Coffee Conversations

In keeping with your “marriage vision”, it would be very beneficial to set aside a One-on-One time each week with your spouse. (Also known as Marriage Staff Meeting in the Intimate Encounters workbook by Dr Ferguson).  If you’ve not developed or discussed with your spouse a “marriage vision” this might be a great time to start the conversation. Simply put, it is an idea of what you’d like your marriage to be like in the future. Having a One on One time sets aside time to check in with one another on the progress of the process.

A One -on-One is a time that you set aside with your spouse to discuss not only your marriage vision but also your weekly calendars, kids’ schedules, prayer concerns, and budget. You can make it a “date night” or a “coffee conversation”.  It might also be a time to discuss what has been on your heart during the week or – to go deeper – you could appropriately share hurts or celebrations with your spouse. You can also set new goals and strategies, as needed.

This time should be put on the calendar so it holds a priority over the busyness of life. It would be best to have no distractions as well, possibly getting a sitter and leave the house for a date night and One-on-One time.

This time is just for you and your spouse. Make it important because it is!  Make it a priority!

This is a great “connect” time with your spouse. You both are leaders of your household. You are running a home, the finances, relationships within the home, schedules, and task lists.  It makes sense to get together and talk about these very important issues. If you don’t, life may get a little crazy or crazier!

If you have followed our 52 Week Plan for a while, you know we focus on Relational Needs. I think having a One-on-One time with your spouse can be a great time to meet a few of these needs. In fact, I feel you can meet them all! Let us look at how!

Below are how these needs may look in your marriage. ( See the List of Top Ten Relational Needs) Ten Relational Needs

Acceptance: I can share freely with you without fear of being criticized.

Affection: I know I will be cared for by you.  You and I can look at each other and express our love verbally.

Appreciation: I can be excited to share accomplishments I had this week. I know you will celebrate them with me.

Approval: No matter what I share with you, I know you will seek to build me up.

Attention: I know you will listen intently to me.

Comfort: I know my hurts will be comforted by you and you will not try to fix me.

Encouragement: I know you will cheer me on to meet my goals and we can encourage one another as a couple to meet our marriage vision goals together.

Respect: You show you value me, when I speak, by listening to what I have to say and invite my opinions.

Security: I know we are working towards a common goal that we have planned together. I know I can be open and vulnerable with you without fear.

Support: I know that no matter what you have my back, you are for me!

Let me ask… Can you honestly say your relationship reflects these statements to your spouse for each relational need? If they fall short, may I suggest that becomes something you discuss on your One on One dates? This is so important and crucial to your marriage.

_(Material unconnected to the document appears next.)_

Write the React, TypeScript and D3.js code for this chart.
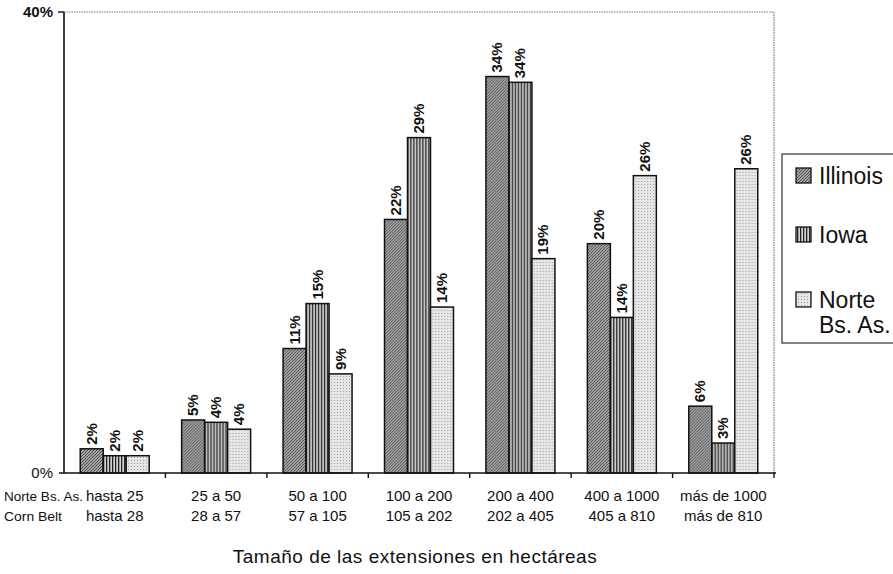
import React, { useEffect, useRef } from 'react';
import * as d3 from 'd3';

// Categories (two rows of range labels)
const rangesNorte = ['hasta 25', '25 a 50', '50 a 100', '100 a 200', '200 a 400', '400 a 1000', 'más de 1000'];
const rangesCornBelt = ['hasta 28', '28 a 57', '57 a 105', '105 a 202', '202 a 405', '405 a 810', 'más de 810'];

const seriesNames = ['Illinois', 'Iowa', 'Norte Bs. As.'];
const illinois = [2.1, 4.6, 10.8, 22.0, 34.4, 19.9, 5.8];
const iowa = [1.5, 4.4, 14.7, 29.1, 33.9, 13.5, 2.6];
const norte = [1.5, 3.8, 8.6, 14.4, 18.6, 25.8, 26.4];
const yTicks = [0, 40];

const FONT = '"Liberation Sans", Arial, Helvetica, sans-serif';

const App = () => {
  const svgRef = useRef<SVGSVGElement | null>(null);

  useEffect(() => {
    document.body.style.margin = '0';
    if (!svgRef.current) return;
    d3.select(svgRef.current).selectAll('*').remove();

    const width = 893;
    const height = 574;
    const svg = d3.select(svgRef.current).attr('width', width).attr('height', height);

    svg.append('rect').attr('width', width).attr('height', height).attr('fill', '#fff');

    // patterns for the three series
    const defs = svg.append('defs');
    const p1 = defs.append('pattern').attr('id', 'pIll').attr('patternUnits', 'userSpaceOnUse')
      .attr('width', 3).attr('height', 3);
    p1.append('rect').attr('width', 3).attr('height', 3).attr('fill', '#a4a4a4');
    p1.append('path').attr('d', 'M0,3 L3,0 M-1,1 L1,-1 M2,4 L4,2').attr('stroke', '#444').attr('stroke-width', 0.9);

    const p2 = defs.append('pattern').attr('id', 'pIowa').attr('patternUnits', 'userSpaceOnUse')
      .attr('width', 3).attr('height', 3);
    p2.append('rect').attr('width', 3).attr('height', 3).attr('fill', '#d4d4d4');
    p2.append('rect').attr('x', 0).attr('width', 1.3).attr('height', 3).attr('fill', '#222');

    const p3 = defs.append('pattern').attr('id', 'pNorte').attr('patternUnits', 'userSpaceOnUse')
      .attr('width', 3).attr('height', 3);
    p3.append('rect').attr('width', 3).attr('height', 3).attr('fill', '#e6e6e6');
    p3.append('rect').attr('x', 1).attr('y', 1).attr('width', 1).attr('height', 1).attr('fill', '#a0a0a0');

    const fills = ['url(#pIll)', 'url(#pIowa)', 'url(#pNorte)'];

    const margin = { left: 64, top: 12, right: 119, bottom: 101 };
    const chartW = width - margin.left - margin.right;
    const chartH = height - margin.top - margin.bottom;

    const x0 = d3.scaleBand<number>().domain(d3.range(rangesNorte.length)).range([0, chartW]);
    const x1 = d3.scaleBand<number>().domain([0, 1, 2])
      .range([x0.bandwidth() * 0.16, x0.bandwidth() * 0.84]);
    const y = d3.scaleLinear().domain([0, 40]).range([chartH, 0]);

    const g = svg.append('g').attr('transform', `translate(${margin.left},${margin.top})`);

    // dotted top and right frame
    g.append('path')
      .attr('d', `M0,0 H${chartW} V${chartH}`)
      .attr('fill', 'none').attr('stroke', '#777').attr('stroke-width', 1.2)
      .attr('stroke-dasharray', '1.5,1');

    const data = [illinois, iowa, norte];
    const groups = g.selectAll('.grp').data(d3.range(rangesNorte.length)).enter().append('g')
      .attr('transform', (i) => `translate(${x0(i)},0)`);

    groups.each(function (i) {
      const grp = d3.select(this);
      data.forEach((series, s) => {
        const v = series[i];
        const bx = x1(s) as number;
        grp.append('rect')
          .attr('x', bx).attr('y', y(v))
          .attr('width', x1.bandwidth()).attr('height', chartH - y(v))
          .attr('fill', fills[s]).attr('stroke', '#111').attr('stroke-width', 1.5);
        grp.append('text')
          .attr('transform', `translate(${bx + x1.bandwidth() / 2 + 5},${y(v) - 4}) rotate(-90)`)
          .attr('font-family', FONT).attr('font-weight', 'bold').attr('font-size', 15)
          .attr('fill', '#111')
          .text(`${Math.round(v)}%`);
      });
    });

    // axes
    g.append('line').attr('x1', 0).attr('x2', 0).attr('y1', 0).attr('y2', chartH)
      .attr('stroke', '#111').attr('stroke-width', 1.6);
    g.append('line').attr('x1', -5).attr('x2', chartW + 2).attr('y1', chartH).attr('y2', chartH)
      .attr('stroke', '#111').attr('stroke-width', 1.6);
    g.selectAll('.tk').data(d3.range(1, rangesNorte.length + 1)).enter().append('line')
      .attr('x1', (i) => i * x0.step()).attr('x2', (i) => i * x0.step())
      .attr('y1', chartH).attr('y2', chartH + 5)
      .attr('stroke', '#111').attr('stroke-width', 1.4);
    g.append('line').attr('x1', -6).attr('x2', 0).attr('y1', 0).attr('y2', 0)
      .attr('stroke', '#111').attr('stroke-width', 1.4);

    g.selectAll('.yl').data(yTicks).enter().append('text')
      .attr('x', -11).attr('y', (d) => y(d) + 5)
      .attr('text-anchor', 'end')
      .attr('font-family', FONT).attr('font-size', 15).attr('fill', '#111')
      .attr('font-weight', (d) => (d === 40 ? 'bold' : 'normal'))
      .text((d) => `${d}%`);

    // category labels
    const cx = (i: number) => (x0(i) as number) + x0.bandwidth() / 2;
    g.selectAll('.c1').data(rangesNorte).enter().append('text')
      .attr('x', (_, i) => cx(i)).attr('y', chartH + 28)
      .attr('text-anchor', 'middle').attr('font-family', FONT).attr('font-size', 15).attr('fill', '#111')
      .text((d) => d);
    g.selectAll('.c2').data(rangesCornBelt).enter().append('text')
      .attr('x', (_, i) => cx(i)).attr('y', chartH + 48)
      .attr('text-anchor', 'middle').attr('font-family', FONT).attr('font-size', 15).attr('fill', '#111')
      .text((d) => d);

    svg.append('text').attr('x', 4).attr('y', margin.top + chartH + 28)
      .attr('font-family', FONT).attr('font-size', 13).attr('fill', '#111')
      .attr('textLength', 79).attr('lengthAdjust', 'spacingAndGlyphs')
      .text('Norte Bs. As.');
    svg.append('text').attr('x', 4).attr('y', margin.top + chartH + 48)
      .attr('font-family', FONT).attr('font-size', 13).attr('fill', '#111')
      .attr('textLength', 58).attr('lengthAdjust', 'spacingAndGlyphs')
      .text('Corn Belt');

    svg.append('text').attr('x', 415).attr('y', 563)
      .attr('text-anchor', 'middle').attr('font-family', FONT).attr('font-size', 19).attr('fill', '#111')
      .attr('letter-spacing', 0.5)
      .text('Tamaño de las extensiones en hectáreas');

    // legend
    const lg = svg.append('g').attr('transform', 'translate(782,154)');
    lg.append('rect').attr('x', 0).attr('y', 0).attr('width', 130).attr('height', 189)
      .attr('fill', '#fff').attr('stroke', '#333').attr('stroke-width', 1.2);
    const legY = [30, 89, 154];
    seriesNames.forEach((name, s) => {
      lg.append('rect').attr('x', 14).attr('y', legY[s] - 16).attr('width', 15).attr('height', 15)
        .attr('fill', fills[s]).attr('stroke', '#111').attr('stroke-width', 1.3);
      const words = s === 2 ? ['Norte', 'Bs. As.'] : [name];
      words.forEach((w, k) => {
        lg.append('text').attr('x', 37).attr('y', legY[s] + k * 25)
          .attr('font-family', FONT).attr('font-size', 23).attr('fill', '#111')
          .text(w);
      });
    });
  }, []);

  return <svg ref={svgRef} style={{ display: 'block' }}></svg>;
};

export default App;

When we meet each other’s needs in a marriage relationship the marriage feels whole, more intimate. If needs go unmet, that’s when the marriage breaks down, feels broken and lonely. Isn’t it worth the time and energy to focus and work on these issues in your marriage? If meeting these relational needs in your spouse is so life changing, why wouldn’t you focus on them?

For your marriage vision to work you need to focus daily on meeting your spouses relational needs. We all have them so don’t think your spouse is exempt. Ask them how you can meet the needs for him/her. If they don’t know what their needs are, please let them take this 

ASSESSMENT

After taking the assessment discuss how they like that need to be met because even if you share the same top 3 needs, you may like them met totally different than your spouse.

Remember that you can’t meet all these needs for your spouse anymore than they can meet all of them for you. The idea is for you to be God’s agent for meeting as many needs as possible for your spouse. There should be no other human being alive that meets as many of your spouse’s needs as you do!